Les invités arrivent et la soirée s’apprête à ronronner gentiment exquise et ravissante, chacun arborant avec élégance un faux-nez tout à fait charmant, tout à fait convenable. Mais dans le regard de l’enfant – et sous les yeux des spectateurs – c’est Ubu Roi qui se joue. Dans ce salon bourgeois bientôt transformé en champ de bataille, ça tue, ça pète et ça copule sans fard ni faux-semblant. La mesure laisse la place à l’excès, le raffinement à l’outrance, les murmures aux cris, l’esprit à la chair. Les passions bouillonnent, débordent, ravagent, elles sont violentes et cruelles, grossières aussi. Ça tue, ça pète et ça copule : c’est Ubu Roi qui se joue., c’est-à-dire une part de notre vérité, cette part de nous-même à qui nous ne lâchons guère la bride qu’en imagination.
Tout alors devient limpide. Nous ne sommes pas seulement au théâtre, c’est le théâtre qui est en nous. L’imaginaire, ce petit théâtre intime dans lequel chacun joue pour lui-même son propre Ubu Roi. Tout alors devient limpide et le spectacle jubilatoire.
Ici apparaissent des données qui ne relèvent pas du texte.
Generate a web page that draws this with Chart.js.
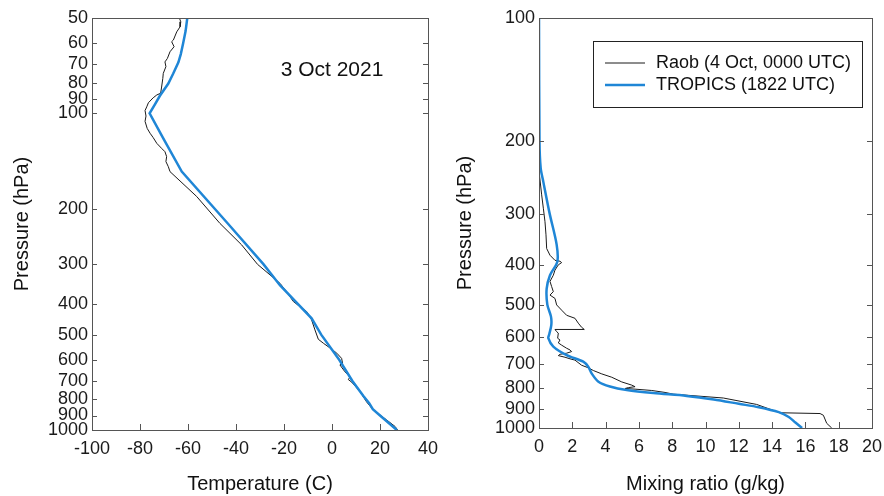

Tout alors devient limpide, et sans doute d’abord pour les comédiens qui, dirigés par un tel metteur en scène, ne comptent ni leur talent ni leur énergie pour insuffler la vie à ce qui sans eux ne seraient que des mots et une idée. Camille Cayol, tout particulièrement, est une phénoménale Mère Ubu. Le spectacle se termine et, sous le choc encore, heureux d’avoir vécu cet Ubu Roi, applaudissant comme des gosses, on réalise qu’on avait rarement eu l’occasion de voir des comédiens français donner physiquement autant d’eux-mêmes, c’est-à-dire dans une présence scénique décidément plus charnelle qu’intellectuelle, incarnant leurs personnages et les situations plutôt que les jouant.
C’est en cela sans doute que nombre de metteurs en scène français se révèlent incapables. Il leur manque l’humilité nécessaire pour être en mesure de simplement servir un texte et la compréhension qu’ils en ont, le servir à des comédiens puis à des spectateurs plutôt que de s’en servir afin de se mettre eux-mêmes en avant, sur la scène, se mettre eux-mêmes en scène. L’intelligence du théâtre n’y suffit pas, il y faut également une grande générosité.
En la matière, Declan Donnellan est décidément un maître.